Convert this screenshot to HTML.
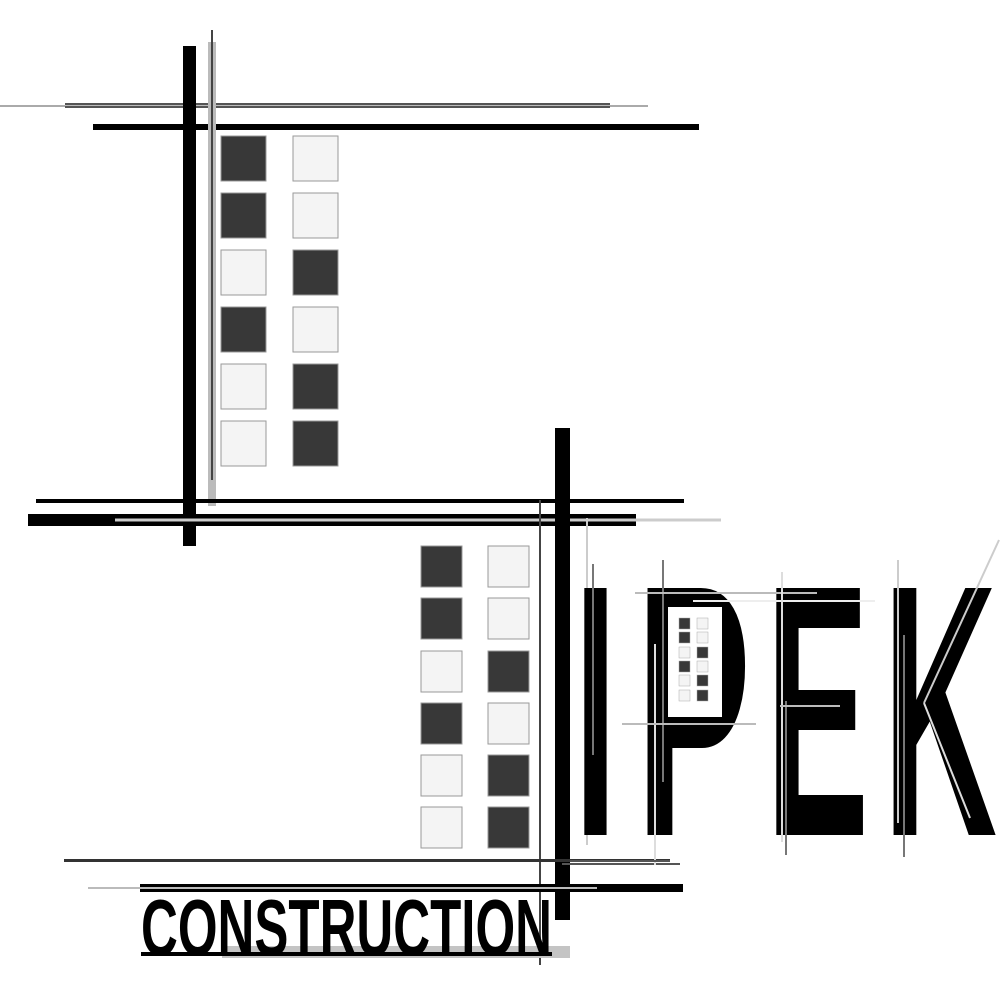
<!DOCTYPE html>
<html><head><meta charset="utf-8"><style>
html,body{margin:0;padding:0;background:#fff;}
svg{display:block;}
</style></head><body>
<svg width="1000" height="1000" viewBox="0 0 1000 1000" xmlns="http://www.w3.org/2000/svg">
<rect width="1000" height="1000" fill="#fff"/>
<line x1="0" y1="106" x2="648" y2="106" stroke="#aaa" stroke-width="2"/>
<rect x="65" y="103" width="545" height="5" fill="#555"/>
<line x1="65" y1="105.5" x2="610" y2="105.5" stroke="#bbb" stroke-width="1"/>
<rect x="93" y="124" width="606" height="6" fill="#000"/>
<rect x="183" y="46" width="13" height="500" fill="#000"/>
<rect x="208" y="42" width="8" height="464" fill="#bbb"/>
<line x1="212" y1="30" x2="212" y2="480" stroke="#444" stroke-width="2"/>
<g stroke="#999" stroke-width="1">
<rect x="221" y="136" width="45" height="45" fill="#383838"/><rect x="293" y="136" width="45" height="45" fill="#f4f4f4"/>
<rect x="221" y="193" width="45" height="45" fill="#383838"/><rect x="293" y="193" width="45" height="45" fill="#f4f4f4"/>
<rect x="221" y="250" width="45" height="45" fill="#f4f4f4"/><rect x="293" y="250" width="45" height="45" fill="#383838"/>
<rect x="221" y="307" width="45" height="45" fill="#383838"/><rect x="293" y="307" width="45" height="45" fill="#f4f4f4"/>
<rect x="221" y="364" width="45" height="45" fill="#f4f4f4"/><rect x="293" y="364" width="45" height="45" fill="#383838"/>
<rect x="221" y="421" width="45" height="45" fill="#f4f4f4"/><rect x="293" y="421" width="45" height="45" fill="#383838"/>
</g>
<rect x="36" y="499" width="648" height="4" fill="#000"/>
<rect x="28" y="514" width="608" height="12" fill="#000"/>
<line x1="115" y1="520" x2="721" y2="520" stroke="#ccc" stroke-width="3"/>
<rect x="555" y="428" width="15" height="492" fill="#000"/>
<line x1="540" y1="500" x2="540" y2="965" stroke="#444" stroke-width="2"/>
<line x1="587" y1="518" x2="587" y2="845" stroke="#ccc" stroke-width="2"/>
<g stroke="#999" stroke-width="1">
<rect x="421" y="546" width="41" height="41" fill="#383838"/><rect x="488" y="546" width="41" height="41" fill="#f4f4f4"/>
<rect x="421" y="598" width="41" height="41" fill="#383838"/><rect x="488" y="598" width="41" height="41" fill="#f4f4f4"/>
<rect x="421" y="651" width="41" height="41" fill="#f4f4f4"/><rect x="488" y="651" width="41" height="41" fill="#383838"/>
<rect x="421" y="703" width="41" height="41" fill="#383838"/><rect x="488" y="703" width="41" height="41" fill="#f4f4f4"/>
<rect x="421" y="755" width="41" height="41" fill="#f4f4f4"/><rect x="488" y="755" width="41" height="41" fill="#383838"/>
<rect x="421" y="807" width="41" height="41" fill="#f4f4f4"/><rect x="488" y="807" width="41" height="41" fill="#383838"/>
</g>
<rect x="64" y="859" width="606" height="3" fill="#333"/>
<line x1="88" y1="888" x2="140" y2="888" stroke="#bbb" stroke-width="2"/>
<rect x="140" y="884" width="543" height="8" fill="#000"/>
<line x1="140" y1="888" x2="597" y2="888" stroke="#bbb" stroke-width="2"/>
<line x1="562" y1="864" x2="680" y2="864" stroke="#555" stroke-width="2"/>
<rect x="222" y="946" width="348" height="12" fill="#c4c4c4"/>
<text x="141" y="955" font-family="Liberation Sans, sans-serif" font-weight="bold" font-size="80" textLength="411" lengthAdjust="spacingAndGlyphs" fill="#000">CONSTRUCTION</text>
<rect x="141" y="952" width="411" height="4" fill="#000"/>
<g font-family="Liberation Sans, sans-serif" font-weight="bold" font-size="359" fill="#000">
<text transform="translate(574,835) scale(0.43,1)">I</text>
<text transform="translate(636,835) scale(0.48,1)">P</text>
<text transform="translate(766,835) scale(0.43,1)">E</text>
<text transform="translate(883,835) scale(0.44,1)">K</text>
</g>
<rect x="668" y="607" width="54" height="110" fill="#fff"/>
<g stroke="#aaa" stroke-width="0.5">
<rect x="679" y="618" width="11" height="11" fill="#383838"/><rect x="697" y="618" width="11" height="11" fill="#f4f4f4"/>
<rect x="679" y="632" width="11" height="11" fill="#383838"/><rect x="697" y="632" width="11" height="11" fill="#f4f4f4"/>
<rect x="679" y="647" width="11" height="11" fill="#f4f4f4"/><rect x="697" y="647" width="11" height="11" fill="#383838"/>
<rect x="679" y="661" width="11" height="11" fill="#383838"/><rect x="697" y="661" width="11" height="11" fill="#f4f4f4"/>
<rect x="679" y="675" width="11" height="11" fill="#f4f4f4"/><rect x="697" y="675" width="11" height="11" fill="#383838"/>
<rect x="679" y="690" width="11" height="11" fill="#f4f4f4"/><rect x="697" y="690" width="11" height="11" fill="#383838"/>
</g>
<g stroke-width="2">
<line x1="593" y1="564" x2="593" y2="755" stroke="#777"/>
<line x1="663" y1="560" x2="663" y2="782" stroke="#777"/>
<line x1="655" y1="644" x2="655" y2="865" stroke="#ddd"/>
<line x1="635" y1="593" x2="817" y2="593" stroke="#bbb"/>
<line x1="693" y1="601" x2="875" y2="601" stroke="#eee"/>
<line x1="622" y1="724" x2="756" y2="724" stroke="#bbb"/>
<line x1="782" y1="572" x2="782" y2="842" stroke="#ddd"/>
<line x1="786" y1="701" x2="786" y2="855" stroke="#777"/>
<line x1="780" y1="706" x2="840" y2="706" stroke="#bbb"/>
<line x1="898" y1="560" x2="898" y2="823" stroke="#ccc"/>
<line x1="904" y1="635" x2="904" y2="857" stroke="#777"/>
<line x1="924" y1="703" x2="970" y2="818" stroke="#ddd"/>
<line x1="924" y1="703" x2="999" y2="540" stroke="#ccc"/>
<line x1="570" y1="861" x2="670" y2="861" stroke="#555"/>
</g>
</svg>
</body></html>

☆ ☆ ☆ ☆ ☆ ☆ ☆

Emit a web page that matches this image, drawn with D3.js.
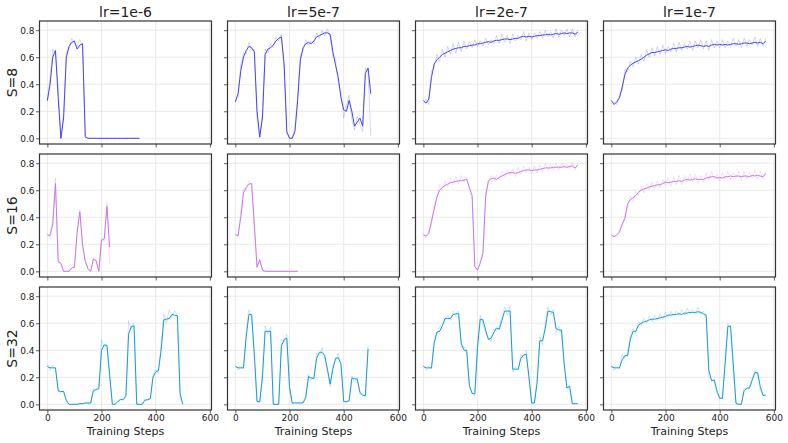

☆ ☆ ☆ ☆ ☆ ☆ ☆

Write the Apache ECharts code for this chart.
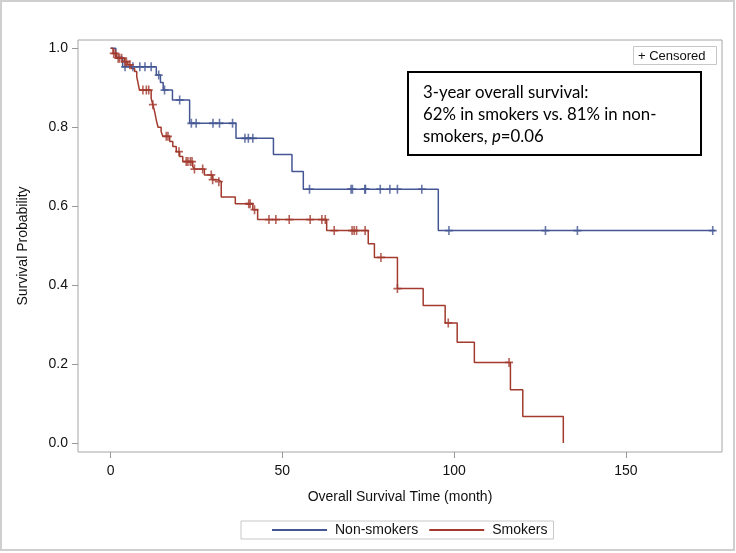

☆ ☆ ☆ ☆ ☆ ☆ ☆

▶ **WHAT TO DO**: Determine how many lines of the data contain "this" and give nothing but that number.

▶ **OUTPUT OF THE TASK**: 3